25.9.20

OS ACTOS TRESLOUCADOS

 Por Joaquim Letria

Quando eu comecei a trabalhar nos jornais a censura não deixava publicar notícias sobre suicídios. Portugal ficava assim um País de gente feliz que se não matava.

Havia no entanto uma fórmula adoptada por todos os periódicos para noticiarem suicídios, compreendida por todos os que escreviam e por aqueles que liam e que a censura permitia. E nesta solução era evidente que a culpa cabia por inteiro às vítimas do suicídio.

A fórmula era muito simples. Bastava dizer-se, desprendidamente e sem pormenores, que “fulano fora vítima dum tresloucado acto”. Mesmo assim, o número de suicídios era naturalmente controlado, não podia haver um excessivo número de “tresloucados actos”...

Parece ridículo, mas por ironia pode dizer-se que noticiar suicídios passou a ser “uma conquista de Abril”.  Hoje podemos todos falar de suicídios, discutir a eutanásia e “o suicídio assistido” e não ligar excessiva importância quer a uma coisa, quer a outra. Quem os queira praticar deixou de ser “tresloucado”.

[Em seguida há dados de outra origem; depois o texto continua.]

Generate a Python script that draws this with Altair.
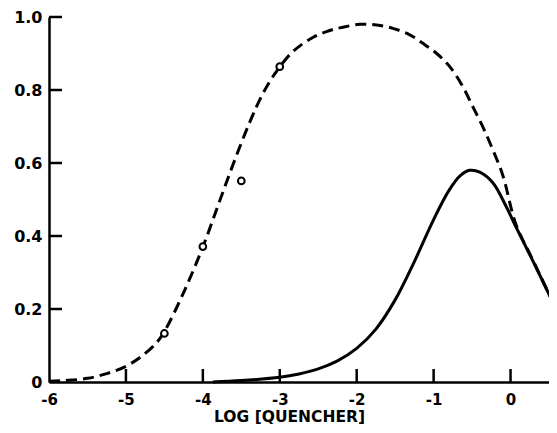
import altair as alt
import pandas as pd

# Dashed curve
dash_x = [-6.0, -5.8, -5.5, -5.25, -5.0, -4.8, -4.6, -4.5, -4.25, -4.0, -3.8, -3.6, -3.39,
          -3.22, -3.04, -2.83, -2.57, -2.35, -2.18, -1.96, -1.74, -1.53, -1.31, -1.14,
          -0.96, -0.79, -0.62, -0.49, -0.36, -0.23, -0.10, 0.07, 0.29, 0.57]
dash_y = [0.002, 0.004, 0.010, 0.023, 0.043, 0.070, 0.108, 0.138, 0.245, 0.370, 0.485, 0.600,
          0.712, 0.790, 0.852, 0.905, 0.944, 0.963, 0.972, 0.980, 0.978, 0.969, 0.951, 0.928,
          0.900, 0.864, 0.809, 0.754, 0.699, 0.636, 0.566, 0.432, 0.334, 0.21]

# Solid curve
solid_x = [-3.87, -3.5, -3.0, -2.75, -2.5, -2.25, -2.0, -1.75, -1.5, -1.25, -1.0, -0.8,
           -0.65, -0.53, -0.4, -0.23, -0.05, 0.07, 0.29, 0.57]
solid_y = [0.0, 0.004, 0.013, 0.022, 0.036, 0.058, 0.092, 0.145, 0.225, 0.330, 0.445, 0.525,
           0.566, 0.580, 0.575, 0.546, 0.478, 0.425, 0.332, 0.21]

# Open-circle data points
pt_x = [-4.5, -4.0, -3.5, -3.0]
pt_y = [0.133, 0.371, 0.551, 0.864]

x_ticks = [-6, -5, -4, -3, -2, -1, 0]
y_ticks = [0, 0.2, 0.4, 0.6, 0.8, 1.0]
x_inner_ticks = [-5, -4, -3, -2, -1, 0]
y_inner_ticks = [0.2, 0.4, 0.6, 0.8, 1.0]

XMIN, XMAX = -6, 0.5
W, H = 500, 365
FONT = "DejaVu Sans"

dash_df = pd.DataFrame({"x": dash_x, "y": dash_y})
solid_df = pd.DataFrame({"x": solid_x, "y": solid_y})
pt_df = pd.DataFrame({"x": pt_x, "y": pt_y})
xt_df = pd.DataFrame({"x": x_inner_ticks})
yt_df = pd.DataFrame({"y": y_inner_ticks})

xscale = alt.Scale(domain=[XMIN, XMAX], nice=False, zero=False)
yscale = alt.Scale(domain=[0, 1], nice=False, zero=False)

xaxis = alt.Axis(values=x_ticks, labelExpr="datum.value + ''", ticks=False, tickSize=0,
                 grid=False, labelPadding=10, labelFontSize=15, labelFont=FONT,
                 labelFontWeight="bold", labelColor="black", domainColor="black",
                 domainWidth=2.5, title="LOG [QUENCHER]", titleFont=FONT,
                 titleFontSize=15.5, titleFontWeight="bold", titleColor="black",
                 titleX=240, titleY=39, titleBaseline="alphabetic", titleAnchor="middle",
                 titleAlign="center", labelFlush=False)
yaxis = alt.Axis(values=y_ticks,
                 labelExpr="datum.value == 0 ? '0' : format(datum.value, '.1f')",
                 ticks=False, tickSize=0, grid=False, labelPadding=7, labelFontSize=16,
                 labelFont=FONT, labelFontWeight="bold", labelColor="black",
                 domainColor="black", domainWidth=2.5, title=None, labelFlush=False)

X = alt.X("x:Q", scale=xscale, axis=xaxis, title="LOG [QUENCHER]")
Y = alt.Y("y:Q", scale=yscale, axis=yaxis, title=None)

dashed = alt.Chart(dash_df).mark_line(
    color="black", strokeWidth=3, strokeDash=[11, 6], interpolate="catmull-rom"
).encode(x=X, y=Y)

solid = alt.Chart(solid_df).mark_line(
    color="black", strokeWidth=3, interpolate="catmull-rom"
).encode(x=X, y=Y)

points = alt.Chart(pt_df).mark_point(
    shape="circle", filled=True, fill="white", stroke="black", strokeWidth=2,
    size=45, opacity=1
).encode(x=X, y=Y)

# inward tick marks, drawn on top
xticks = alt.Chart(xt_df).mark_rule(color="black", strokeWidth=2.5).encode(
    x=X, y=alt.value(H), y2=alt.value(H - 13))

yticks = alt.Chart(yt_df).mark_rule(color="black", strokeWidth=2.5).encode(
    y=Y, x=alt.value(0), x2=alt.value(13))

chart = alt.layer(dashed, solid, points, xticks, yticks).properties(
    width=W, height=H,
    autosize=alt.AutoSizeParams(type="none"),
    padding={"left": 41, "top": 9, "right": 0, "bottom": 43},
    background="white",
).configure_view(stroke=None)

chart.save("out.html", embed_options={"renderer": "svg", "actions": False})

Com muitos e bons amigos no Alentejo, habituei-me ao longo da vida a aí ouvir muitos dos que acabariam por não resistir às tremendas dificuldades da vida naquela província com a possibilidade de se suicidarem. Foi aí que aprendi a expressão, que naturalmente eu contrariava, ”isto só se resolve com um baraço ao pescoço". Infelizmente muitos cumpriram a ameaça e outros cumpriram-na sem pré-aviso.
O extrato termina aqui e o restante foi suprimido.